The point is not that patriots and politicians should abandon their faith that American power can play a positive role in the world. It is that they should act with caution in applying that power. Above all, they need to take the lessons of humility closely to heart and resist the temptation to view themselves as God’s agents in history. To do otherwise—to view their policies as having been personally authored or approved by the divine—is foolishness that will tend to distort their judgment, inspiring the distinctly American over-confidence that Niebuhr warned against so powerfully. Then there is a different temptation—one that needs to be resisted by believing and skeptical politicians alike. This is the urge to use exceptionalist rhetoric and the hopes and expectations it raises to mold and manipulate public opinion for the sake of political gain.

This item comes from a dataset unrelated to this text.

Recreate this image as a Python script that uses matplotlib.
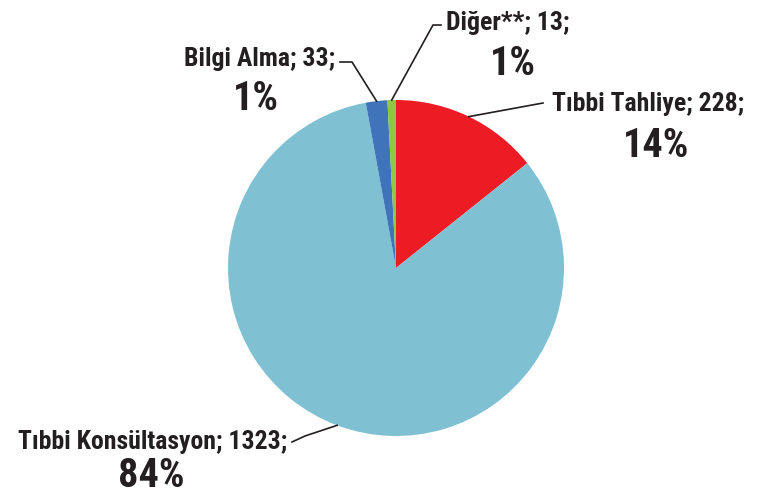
import numpy as np
import matplotlib.pyplot as plt
from matplotlib import font_manager

names = ["Tıbbi Tahliye", "Tıbbi Konsültasyon", "Bilgi Alma", "Diğer**"]
counts = [228, 1323, 33, 13]
percents = ["14%", "84%", "1%", "1%"]
colors = ["#ED1C24", "#7FC1D3", "#3F74BA", "#8DC63F"]

# condensed bold look, fall back if the font is missing
avail = {f.name for f in font_manager.fontManager.ttflist}
fam = "Roboto Condensed" if "Roboto Condensed" in avail else "DejaVu Sans"
plt.rcParams["font.family"] = [fam, "DejaVu Sans"]
plt.rcParams["font.stretch"] = "condensed"

W, H = 760, 494
cx, cy, R = 396, 268, 168
fig = plt.figure(figsize=(W / 100, H / 100), dpi=100)
ax = fig.add_axes([(cx - R) / W, (H - cy - R) / H, 2 * R / W, 2 * R / H])
wedges, _ = ax.pie(counts, colors=colors, startangle=90, counterclock=False,
                   radius=1, wedgeprops=dict(linewidth=0))
ax.set_xlim(-1, 1)
ax.set_ylim(-1, 1)
ax.set_aspect("equal")
ax.axis("off")


def d(px, py):
    return (px - cx) / R, (cy - py) / R


# text anchor (pixel), leader elbow points (pixel), alignment
layout = [
    dict(name=(552, 104), ha="left", pct=(656, 146), path=[(543, 103)]),
    dict(name=(287, 442), ha="right", pct=(151, 476), path=[(305, 436), (292, 442)]),
    dict(name=(335, 59), ha="right", pct=(256, 99), path=[(352, 62), (340, 62)]),
    dict(name=(446, 23), ha="left", pct=(513, 64), path=[(433, 25), (441, 25)]),
]

ink = "#231F20"
for w, n, c, p, lay in zip(wedges, names, counts, percents, layout):
    mid = np.deg2rad((w.theta1 + w.theta2) / 2)
    pts = [(np.cos(mid), np.sin(mid))] + [d(*q) for q in lay["path"]]
    xs, ys = zip(*pts)
    ax.plot(xs, ys, color=ink, lw=1.2, clip_on=False)
    tx, ty = d(*lay["name"])
    ax.text(tx, ty, f"{n}; {c};", ha=lay["ha"], va="center", fontsize=18.5,
            fontweight="bold", color=ink, clip_on=False)
    px, py = d(*lay["pct"])
    ax.text(px, py, p, ha="center", va="center", fontsize=29,
            fontweight="bold", color=ink, clip_on=False)

fig.savefig("out.png", dpi=100)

Many American politicians, from George Washington to George W. Bush, have succumbed to these temptations. Yet the case of Barack Obama may be different. Not only does Obama follow Niebuhr’s teaching very closely, but in his public rhetoric he clearly strives to follow in the footsteps of Abraham Lincoln—the public figure Niebuhr singles out for having left behind a public meditation on American exceptionalism that lives on to teach us by example. In his second inaugural address, delivered as the Civil War was at long last drawing to a close, Lincoln somehow managed to step back from his position as Commander-in-Chief of the Union Army to achieve a broader perspective on the conflict as a whole. Rather than praising the North for its victory or denigrating the cause of the defeated South, Lincoln spoke in tones of irony—of each side’s invocation of the blessings of the divine against the other. If providence was at work in the slaughter of the Civil War, it could be seen not, or not simply, in the triumph of the Union, but in the incalculable suffering of soldiers and citizens on both sides—as divine retribution for the national sin of slavery. But Lincoln did not permit even this humbling thought to serve as a consolation. For not even this possible theological meaning of the slaughter, or its ultimate outcome, could be known with any certainty. All the nation could do was hope and pray for an end to the conflict—and humbly accept whatever providence might bring.
Lincoln thus managed to invoke the idea of American theological exceptionalism while avoiding the vices it so often encourages. Which is why Niebuhr described the speech as an “almost perfect model of the difficult but not impossible task of remaining loyal and responsible toward the moral treasures of a free civilization . . . while yet having some religious vantage point over the struggle.” It was a considerable achievement—and one that our current president apparently wishes to emulate. So far the neocons have been receptive to the message. But will it continue, as the president combines military action with efforts to rein in the country’s theologically inflated vision of itself? Only if they begin at long last to learn their Niebuhrian lessons.